Переживание трагического — это героическое признание духовной несостоятельности актуального мирового бытия, его ложности. Подлинно подойти к трагическому, не шарахнувшись в паническом страхе, и подлинно пройти через опыт трагическо­го способна лишь верующая душа. Только она сохранит серьезность перед лицом трагедии жизни, только она не поддастся соблазну перевести трагическое в комическое, обезобразить смехом трагический образ.

В падшем мире трагедия означает гибель героя, конец ...предел. В духе, который не приемлет падшести, но парит над миром, трагедия означает путь, запредельность. И человеку духов­ному дано чувствовать эту запредельность, дано переживать в трагическом переступание предела падшести, дано ведать мир духовный, созерцать Свет горний.

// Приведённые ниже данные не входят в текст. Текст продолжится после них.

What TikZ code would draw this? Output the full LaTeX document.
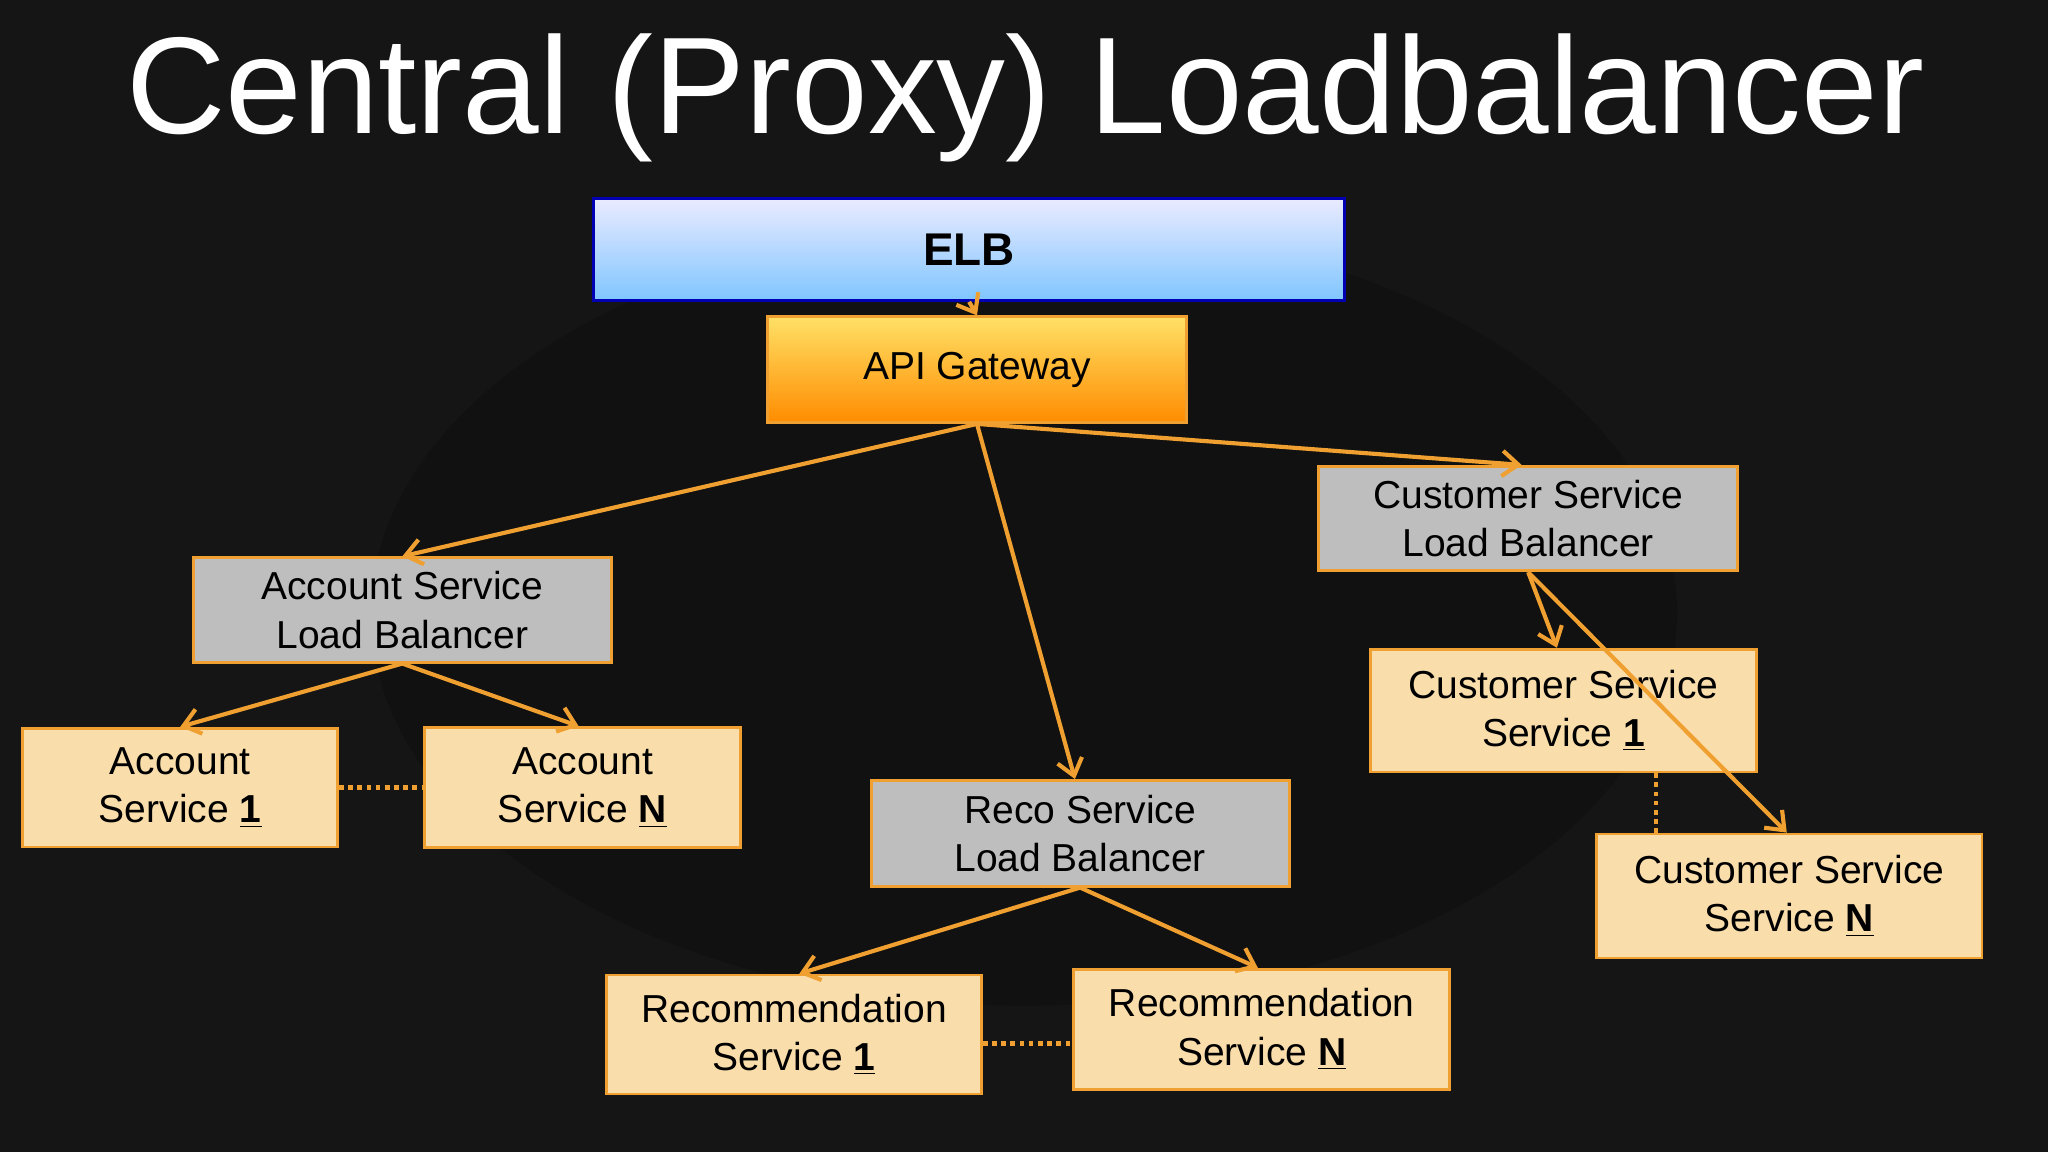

В лучах Света горнего душа человеческая особенно остро чувствует падшесть мира и падшесть человека, особенно страстно переживает протест против жизни, в которой все наилучшее и наивысшее обрекается поруганию и разрушению. Через трагическое, через Свет горний, из трагического возникающий, человек приходит к уверенности, что мира в актуальном его состоянии богоотпадения быть не должно.

Не должно быть мира, в котором лучшее обрекается рав­нодушию и забвению, а худшее пожинает внимание и успех. Не должно быть мира, где низшие приспособительные ценности торжествуют над высшими абсолютными. Не должно быть жизни, которая органически не нуждалась бы в духовном восхождении. Наконец, не должно быть жизни, которая слабее смерти, которая не способна победить смерть духом, а лишь покоряется ее материальному диктату, бессильно отшучиваясь от невыносимой и неснимаемой очевидности.

Это «не должно!» приходит к человеку из Света горнего, и трагедия утверждает это «не должно!» героической борьбой и гибелью героя, крахом земных надежд. В свете трагедии становится ясно, что последняя надежда человеческая коренится не здесь, не на этой земле и не под этим небом, не в падшем мире, а за его пределами. Свет трагедии благословляет протест против мира и ненасильственную, но и непреклонную борьбу за преображение, за достижение идеала. Даже ценой жизни. Именно ценой жизни.

 

* * *

 

В художестве трагедия символически воплощает борьбу духа с падшестью, столкновение ценного с бесценностным. Она раскрывает в экстремах своих гибельных перипетий нешуточность жизни, огромность жизненной беды, глубину и высоту Божьей идеи о человеке. Трагедия вскрывает истинный масштаб человеческой судьбы, человеческого предназначения. Всякое же смешное, всякое комическое и шуточное, тем более ироническое, наоборот, этот масштаб умаляет. Высмеянная, комизированная, ошученная жизнь не вопиет о конце, не ищет исхода из падшести, не стремится к преображению. Всякий смешной разговор о серьезном неизбежно ведет к тому, что серьезное утрачивает серьезность.

Смех отнимает у жизни ее религиозную значительность.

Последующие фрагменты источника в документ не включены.